* Goal of the exercise:
Transcribe each line of the material as it is, and drop any picture.

* Raw data:

- - -

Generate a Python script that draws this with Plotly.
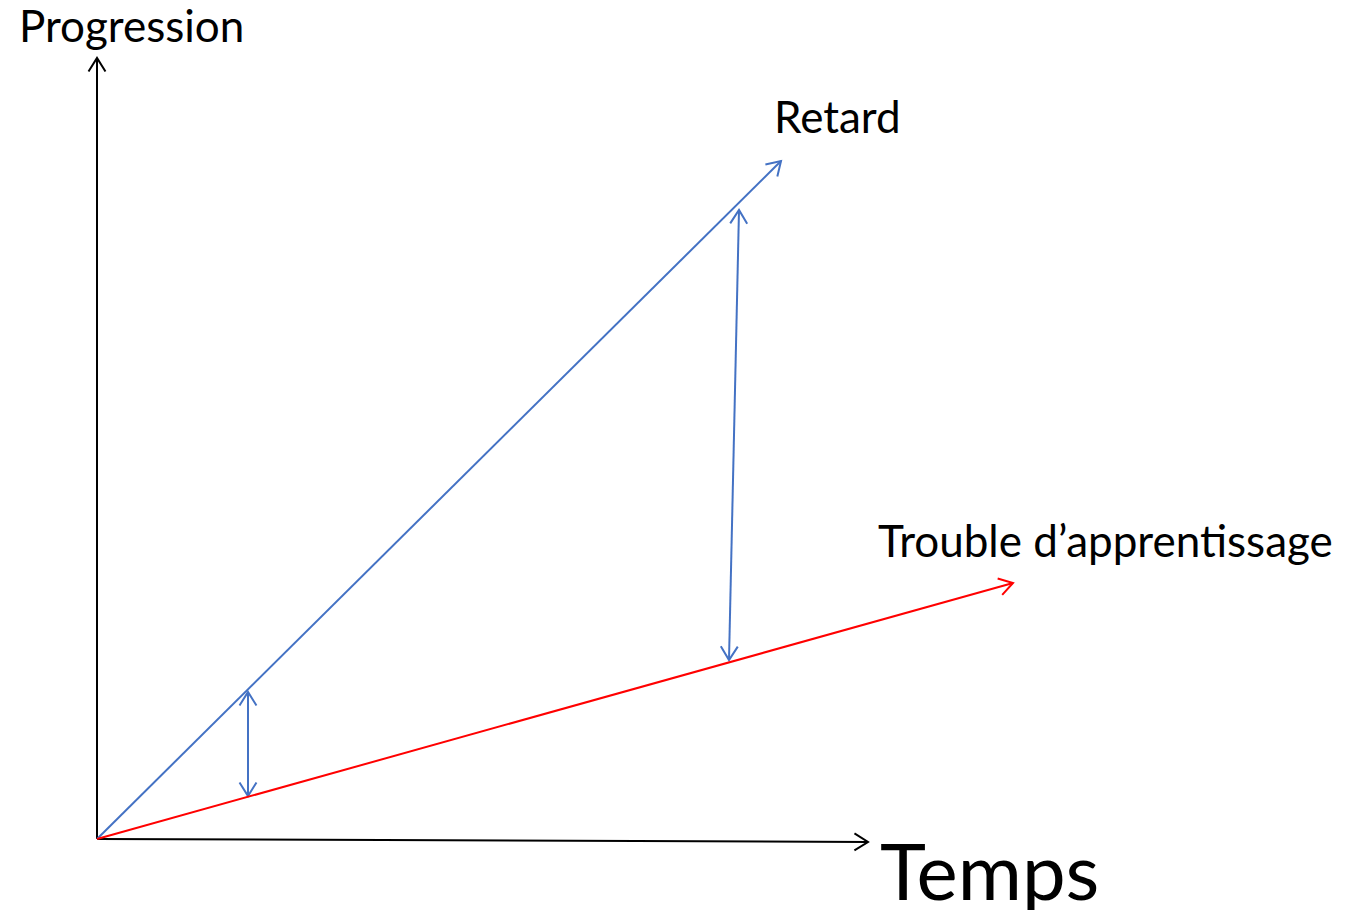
import numpy as np
import plotly.graph_objects as go

# diagram values (1 unit = 1 px, origin at the axes corner)
axis_t = [0, 771]
axis_t_p = [0, -3]
axis_p_t = [0, 0]
axis_p = [0, 781]

retard_t = [0, 684]
retard_p = [0, 678]

trouble_t = [0, 916]
trouble_p = [0, 256]

gap1_t = [151, 151]
gap1_p = [43, 147]
gap2_t = [632, 642]
gap2_p = [179, 629]

labels = ["Progression", "Retard", "Trouble d\u2019apprentissage", "Temps"]
label_t = [-80, 675, 779, 781]
label_p = [814, 723, 299, -31]
label_size = [44, 44, 44, 78]

BLUE = "#4472C4"
RED = "#FF0000"
BLACK = "#000000"


def head(t, p, length=16, angle=32):
    """open chevron at the end (t[1], p[1]) of a segment"""
    d = np.array([t[0] - t[1], p[0] - p[1]], dtype=float)
    d /= np.linalg.norm(d)
    xs, ys = [], []
    for sgn in (1, -1):
        a = np.radians(angle) * sgn
        r = np.array([d[0] * np.cos(a) - d[1] * np.sin(a),
                      d[0] * np.sin(a) + d[1] * np.cos(a)])
        xs.append(t[1] + r[0] * length)
        ys.append(p[1] + r[1] * length)
    # V shape: arm1 -> tip -> arm2
    return [xs[0], t[1], xs[1]], [ys[0], p[1], ys[1]]


fig = go.Figure()


def arrow(t, p, color, both=False):
    fig.add_trace(go.Scatter(x=t, y=p, mode="lines",
                             line=dict(color=color, width=2), hoverinfo="skip"))
    hx, hy = head(t, p)
    fig.add_trace(go.Scatter(x=hx, y=hy, mode="lines",
                             line=dict(color=color, width=2), hoverinfo="skip"))
    if both:
        hx, hy = head(t[::-1], p[::-1])
        fig.add_trace(go.Scatter(x=hx, y=hy, mode="lines",
                                 line=dict(color=color, width=2), hoverinfo="skip"))


arrow(axis_p_t, axis_p, BLACK)
arrow(axis_t, axis_t_p, BLACK)
arrow(retard_t, retard_p, BLUE)
arrow(gap1_t, gap1_p, BLUE, both=True)
arrow(gap2_t, gap2_p, BLUE, both=True)
arrow(trouble_t, trouble_p, RED)

for txt, tx, ty, sz in zip(labels, label_t, label_p, label_size):
    fig.add_annotation(x=tx, y=ty, text=txt, showarrow=False,
                       xanchor="left", yanchor="middle",
                       font=dict(family="Lato, sans-serif", size=sz, color=BLACK))

# page body has an 8px margin, so the figure is 8px smaller each way
fig.update_layout(
    width=1357, height=902,
    margin=dict(l=0, r=0, t=0, b=0),
    paper_bgcolor="white", plot_bgcolor="white",
    showlegend=False,
    xaxis=dict(range=[-89, 1268], visible=False, fixedrange=True),
    yaxis=dict(range=[-71, 831], visible=False, fixedrange=True),
)

fig.write_html("out.html")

- - -

* Expected output:
Generate a Python script that draws this with Plotly.
import numpy as np
import plotly.graph_objects as go

# diagram values (1 unit = 1 px, origin at the axes corner)
axis_t = [0, 771]
axis_t_p = [0, -3]
axis_p_t = [0, 0]
axis_p = [0, 781]

retard_t = [0, 684]
retard_p = [0, 678]

trouble_t = [0, 916]
trouble_p = [0, 256]

gap1_t = [151, 151]
gap1_p = [43, 147]
gap2_t = [632, 642]
gap2_p = [179, 629]

labels = ["Progression", "Retard", "Trouble d\u2019apprentissage", "Temps"]
label_t = [-80, 675, 779, 781]
label_p = [814, 723, 299, -31]
label_size = [44, 44, 44, 78]

BLUE = "#4472C4"
RED = "#FF0000"
BLACK = "#000000"


def head(t, p, length=16, angle=32):
    """open chevron at the end (t[1], p[1]) of a segment"""
    d = np.array([t[0] - t[1], p[0] - p[1]], dtype=float)
    d /= np.linalg.norm(d)
    xs, ys = [], []
    for sgn in (1, -1):
        a = np.radians(angle) * sgn
        r = np.array([d[0] * np.cos(a) - d[1] * np.sin(a),
                      d[0] * np.sin(a) + d[1] * np.cos(a)])
        xs.append(t[1] + r[0] * length)
        ys.append(p[1] + r[1] * length)
    # V shape: arm1 -> tip -> arm2
    return [xs[0], t[1], xs[1]], [ys[0], p[1], ys[1]]


fig = go.Figure()


def arrow(t, p, color, both=False):
    fig.add_trace(go.Scatter(x=t, y=p, mode="lines",
                             line=dict(color=color, width=2), hoverinfo="skip"))
    hx, hy = head(t, p)
    fig.add_trace(go.Scatter(x=hx, y=hy, mode="lines",
                             line=dict(color=color, width=2), hoverinfo="skip"))
    if both:
        hx, hy = head(t[::-1], p[::-1])
        fig.add_trace(go.Scatter(x=hx, y=hy, mode="lines",
                                 line=dict(color=color, width=2), hoverinfo="skip"))


arrow(axis_p_t, axis_p, BLACK)
arrow(axis_t, axis_t_p, BLACK)
arrow(retard_t, retard_p, BLUE)
arrow(gap1_t, gap1_p, BLUE, both=True)
arrow(gap2_t, gap2_p, BLUE, both=True)
arrow(trouble_t, trouble_p, RED)

for txt, tx, ty, sz in zip(labels, label_t, label_p, label_size):
    fig.add_annotation(x=tx, y=ty, text=txt, showarrow=False,
                       xanchor="left", yanchor="middle",
                       font=dict(family="Lato, sans-serif", size=sz, color=BLACK))

# page body has an 8px margin, so the figure is 8px smaller each way
fig.update_layout(
    width=1357, height=902,
    margin=dict(l=0, r=0, t=0, b=0),
    paper_bgcolor="white", plot_bgcolor="white",
    showlegend=False,
    xaxis=dict(range=[-89, 1268], visible=False, fixedrange=True),
    yaxis=dict(range=[-71, 831], visible=False, fixedrange=True),
)

fig.write_html("out.html")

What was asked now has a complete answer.